## BRIEF
Reproduce the records below in full and without edits, omitting images.

## GIVEN ENTRIES
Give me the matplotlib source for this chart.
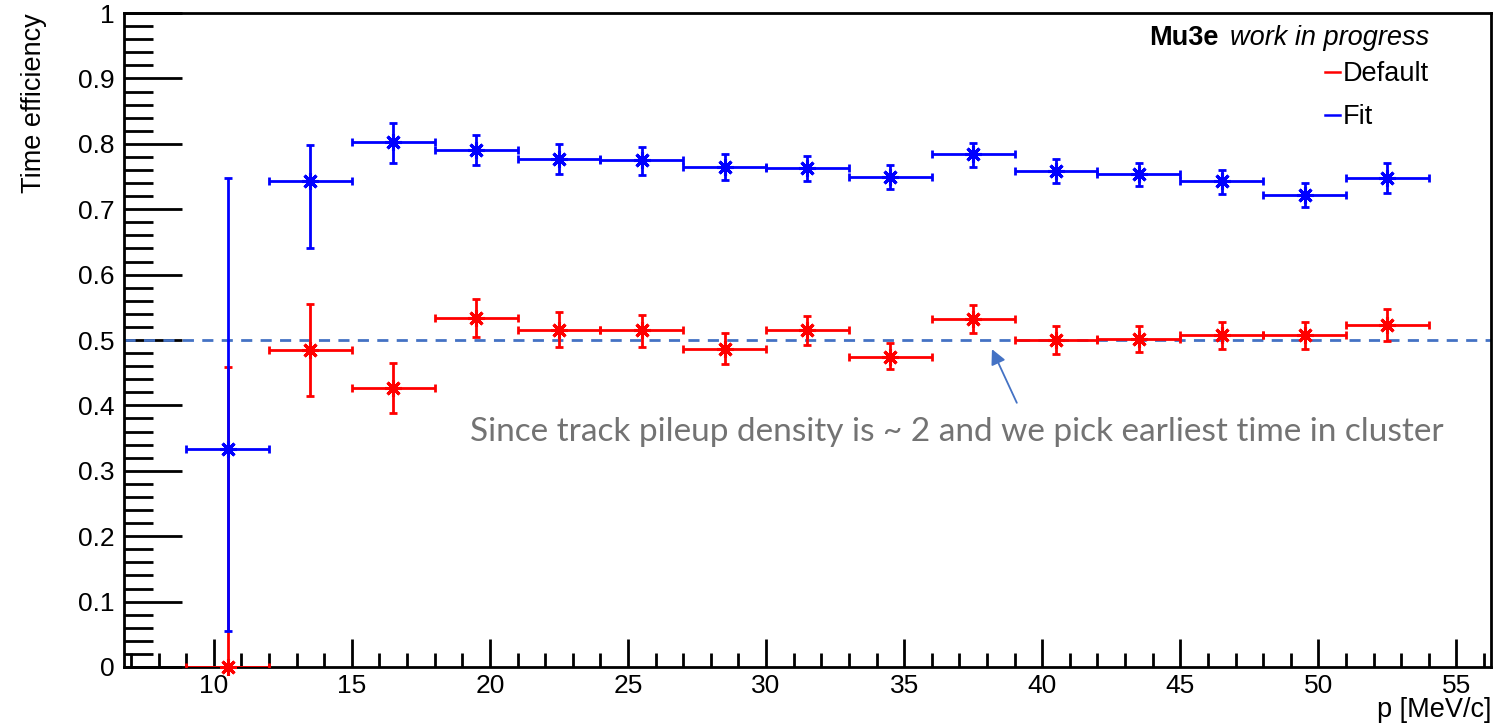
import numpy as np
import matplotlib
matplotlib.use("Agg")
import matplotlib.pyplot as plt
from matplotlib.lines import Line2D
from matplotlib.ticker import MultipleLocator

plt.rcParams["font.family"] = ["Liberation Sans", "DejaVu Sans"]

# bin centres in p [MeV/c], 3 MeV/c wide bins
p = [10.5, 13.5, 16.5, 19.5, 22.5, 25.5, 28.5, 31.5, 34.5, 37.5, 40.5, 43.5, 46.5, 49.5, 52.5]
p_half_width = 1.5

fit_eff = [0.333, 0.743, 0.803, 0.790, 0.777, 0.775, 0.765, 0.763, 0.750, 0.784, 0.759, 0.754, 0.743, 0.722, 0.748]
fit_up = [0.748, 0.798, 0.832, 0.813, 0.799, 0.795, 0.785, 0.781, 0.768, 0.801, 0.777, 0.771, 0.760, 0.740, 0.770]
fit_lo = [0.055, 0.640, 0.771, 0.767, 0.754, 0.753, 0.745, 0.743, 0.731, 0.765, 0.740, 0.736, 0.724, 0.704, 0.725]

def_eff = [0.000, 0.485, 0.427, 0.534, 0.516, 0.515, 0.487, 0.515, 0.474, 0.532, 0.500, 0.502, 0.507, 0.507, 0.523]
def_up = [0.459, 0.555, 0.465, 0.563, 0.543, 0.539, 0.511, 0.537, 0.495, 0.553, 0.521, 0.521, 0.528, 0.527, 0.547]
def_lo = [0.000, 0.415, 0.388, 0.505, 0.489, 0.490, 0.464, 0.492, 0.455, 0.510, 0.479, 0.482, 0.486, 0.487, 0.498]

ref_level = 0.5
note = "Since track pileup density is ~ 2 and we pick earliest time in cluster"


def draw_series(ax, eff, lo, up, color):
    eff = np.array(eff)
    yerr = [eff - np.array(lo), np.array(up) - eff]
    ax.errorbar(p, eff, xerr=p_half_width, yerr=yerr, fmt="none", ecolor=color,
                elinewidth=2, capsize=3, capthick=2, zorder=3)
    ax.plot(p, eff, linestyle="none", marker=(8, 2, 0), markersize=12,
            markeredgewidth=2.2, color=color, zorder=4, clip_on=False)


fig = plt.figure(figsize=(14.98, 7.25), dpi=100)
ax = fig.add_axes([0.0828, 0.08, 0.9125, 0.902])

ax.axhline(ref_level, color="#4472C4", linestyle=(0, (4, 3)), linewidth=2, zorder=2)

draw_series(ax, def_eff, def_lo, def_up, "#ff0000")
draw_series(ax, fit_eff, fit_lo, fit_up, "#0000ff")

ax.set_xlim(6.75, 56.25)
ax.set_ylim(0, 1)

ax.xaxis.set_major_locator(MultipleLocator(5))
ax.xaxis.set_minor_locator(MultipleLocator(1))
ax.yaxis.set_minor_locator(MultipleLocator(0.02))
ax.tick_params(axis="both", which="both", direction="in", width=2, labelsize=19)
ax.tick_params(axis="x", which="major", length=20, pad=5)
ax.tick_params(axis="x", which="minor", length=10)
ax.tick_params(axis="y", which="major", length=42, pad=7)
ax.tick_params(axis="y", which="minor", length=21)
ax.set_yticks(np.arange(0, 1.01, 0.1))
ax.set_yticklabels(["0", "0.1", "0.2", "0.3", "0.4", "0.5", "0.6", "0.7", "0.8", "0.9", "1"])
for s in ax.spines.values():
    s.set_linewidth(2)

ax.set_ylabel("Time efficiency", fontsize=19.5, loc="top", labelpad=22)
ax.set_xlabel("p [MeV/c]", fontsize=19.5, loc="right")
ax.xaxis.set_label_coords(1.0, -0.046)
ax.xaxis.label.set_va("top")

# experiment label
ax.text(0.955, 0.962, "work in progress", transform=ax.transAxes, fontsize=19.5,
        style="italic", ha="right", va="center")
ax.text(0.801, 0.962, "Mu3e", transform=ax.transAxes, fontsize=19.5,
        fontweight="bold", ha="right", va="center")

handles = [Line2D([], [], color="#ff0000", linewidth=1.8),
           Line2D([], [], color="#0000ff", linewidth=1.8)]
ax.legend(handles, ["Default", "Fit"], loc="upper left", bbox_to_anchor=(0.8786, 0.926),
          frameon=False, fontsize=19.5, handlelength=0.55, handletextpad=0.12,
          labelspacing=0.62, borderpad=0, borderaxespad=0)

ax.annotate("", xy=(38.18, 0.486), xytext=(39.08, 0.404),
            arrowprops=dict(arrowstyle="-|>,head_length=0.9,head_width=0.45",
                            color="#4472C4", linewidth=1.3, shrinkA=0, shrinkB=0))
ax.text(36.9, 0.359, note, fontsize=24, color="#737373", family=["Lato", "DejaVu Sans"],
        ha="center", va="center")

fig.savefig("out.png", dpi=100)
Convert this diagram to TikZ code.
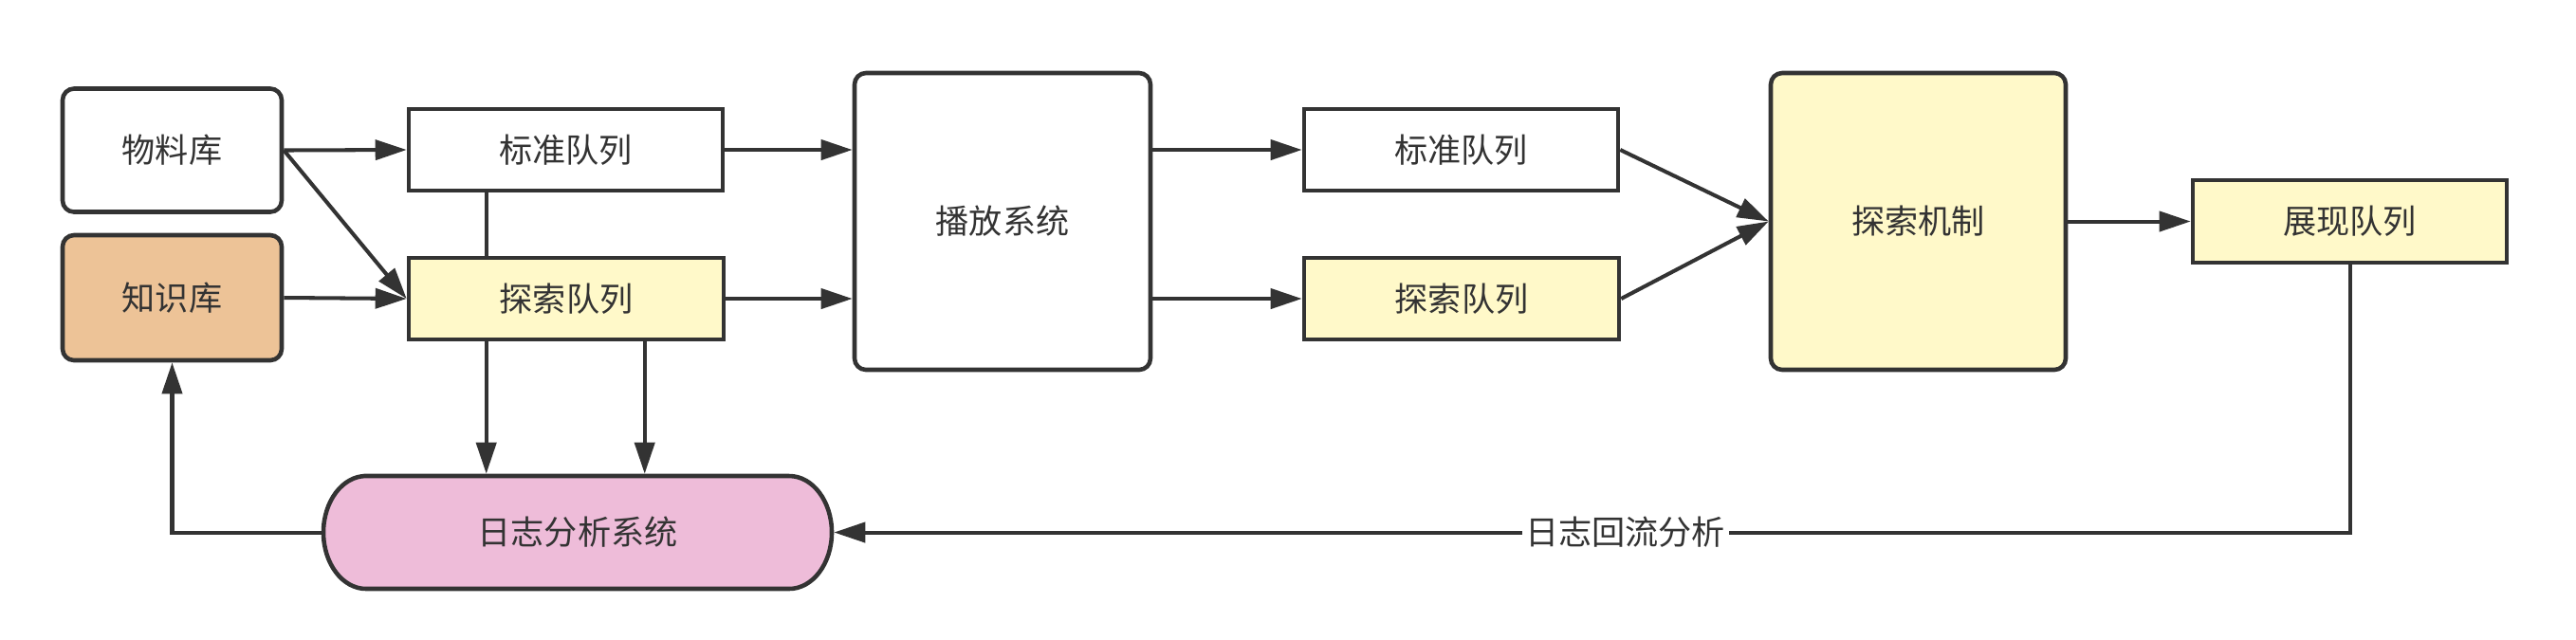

## TASK ANSWER
Give me the matplotlib source for this chart.
import numpy as np
import matplotlib
matplotlib.use("Agg")
import matplotlib.pyplot as plt
from matplotlib.lines import Line2D
from matplotlib.ticker import MultipleLocator

plt.rcParams["font.family"] = ["Liberation Sans", "DejaVu Sans"]

# bin centres in p [MeV/c], 3 MeV/c wide bins
p = [10.5, 13.5, 16.5, 19.5, 22.5, 25.5, 28.5, 31.5, 34.5, 37.5, 40.5, 43.5, 46.5, 49.5, 52.5]
p_half_width = 1.5

fit_eff = [0.333, 0.743, 0.803, 0.790, 0.777, 0.775, 0.765, 0.763, 0.750, 0.784, 0.759, 0.754, 0.743, 0.722, 0.748]
fit_up = [0.748, 0.798, 0.832, 0.813, 0.799, 0.795, 0.785, 0.781, 0.768, 0.801, 0.777, 0.771, 0.760, 0.740, 0.770]
fit_lo = [0.055, 0.640, 0.771, 0.767, 0.754, 0.753, 0.745, 0.743, 0.731, 0.765, 0.740, 0.736, 0.724, 0.704, 0.725]

def_eff = [0.000, 0.485, 0.427, 0.534, 0.516, 0.515, 0.487, 0.515, 0.474, 0.532, 0.500, 0.502, 0.507, 0.507, 0.523]
def_up = [0.459, 0.555, 0.465, 0.563, 0.543, 0.539, 0.511, 0.537, 0.495, 0.553, 0.521, 0.521, 0.528, 0.527, 0.547]
def_lo = [0.000, 0.415, 0.388, 0.505, 0.489, 0.490, 0.464, 0.492, 0.455, 0.510, 0.479, 0.482, 0.486, 0.487, 0.498]

ref_level = 0.5
note = "Since track pileup density is ~ 2 and we pick earliest time in cluster"


def draw_series(ax, eff, lo, up, color):
    eff = np.array(eff)
    yerr = [eff - np.array(lo), np.array(up) - eff]
    ax.errorbar(p, eff, xerr=p_half_width, yerr=yerr, fmt="none", ecolor=color,
                elinewidth=2, capsize=3, capthick=2, zorder=3)
    ax.plot(p, eff, linestyle="none", marker=(8, 2, 0), markersize=12,
            markeredgewidth=2.2, color=color, zorder=4, clip_on=False)


fig = plt.figure(figsize=(14.98, 7.25), dpi=100)
ax = fig.add_axes([0.0828, 0.08, 0.9125, 0.902])

ax.axhline(ref_level, color="#4472C4", linestyle=(0, (4, 3)), linewidth=2, zorder=2)

draw_series(ax, def_eff, def_lo, def_up, "#ff0000")
draw_series(ax, fit_eff, fit_lo, fit_up, "#0000ff")

ax.set_xlim(6.75, 56.25)
ax.set_ylim(0, 1)

ax.xaxis.set_major_locator(MultipleLocator(5))
ax.xaxis.set_minor_locator(MultipleLocator(1))
ax.yaxis.set_minor_locator(MultipleLocator(0.02))
ax.tick_params(axis="both", which="both", direction="in", width=2, labelsize=19)
ax.tick_params(axis="x", which="major", length=20, pad=5)
ax.tick_params(axis="x", which="minor", length=10)
ax.tick_params(axis="y", which="major", length=42, pad=7)
ax.tick_params(axis="y", which="minor", length=21)
ax.set_yticks(np.arange(0, 1.01, 0.1))
ax.set_yticklabels(["0", "0.1", "0.2", "0.3", "0.4", "0.5", "0.6", "0.7", "0.8", "0.9", "1"])
for s in ax.spines.values():
    s.set_linewidth(2)

ax.set_ylabel("Time efficiency", fontsize=19.5, loc="top", labelpad=22)
ax.set_xlabel("p [MeV/c]", fontsize=19.5, loc="right")
ax.xaxis.set_label_coords(1.0, -0.046)
ax.xaxis.label.set_va("top")

# experiment label
ax.text(0.955, 0.962, "work in progress", transform=ax.transAxes, fontsize=19.5,
        style="italic", ha="right", va="center")
ax.text(0.801, 0.962, "Mu3e", transform=ax.transAxes, fontsize=19.5,
        fontweight="bold", ha="right", va="center")

handles = [Line2D([], [], color="#ff0000", linewidth=1.8),
           Line2D([], [], color="#0000ff", linewidth=1.8)]
ax.legend(handles, ["Default", "Fit"], loc="upper left", bbox_to_anchor=(0.8786, 0.926),
          frameon=False, fontsize=19.5, handlelength=0.55, handletextpad=0.12,
          labelspacing=0.62, borderpad=0, borderaxespad=0)

ax.annotate("", xy=(38.18, 0.486), xytext=(39.08, 0.404),
            arrowprops=dict(arrowstyle="-|>,head_length=0.9,head_width=0.45",
                            color="#4472C4", linewidth=1.3, shrinkA=0, shrinkB=0))
ax.text(36.9, 0.359, note, fontsize=24, color="#737373", family=["Lato", "DejaVu Sans"],
        ha="center", va="center")

fig.savefig("out.png", dpi=100)
Convert this diagram to TikZ code.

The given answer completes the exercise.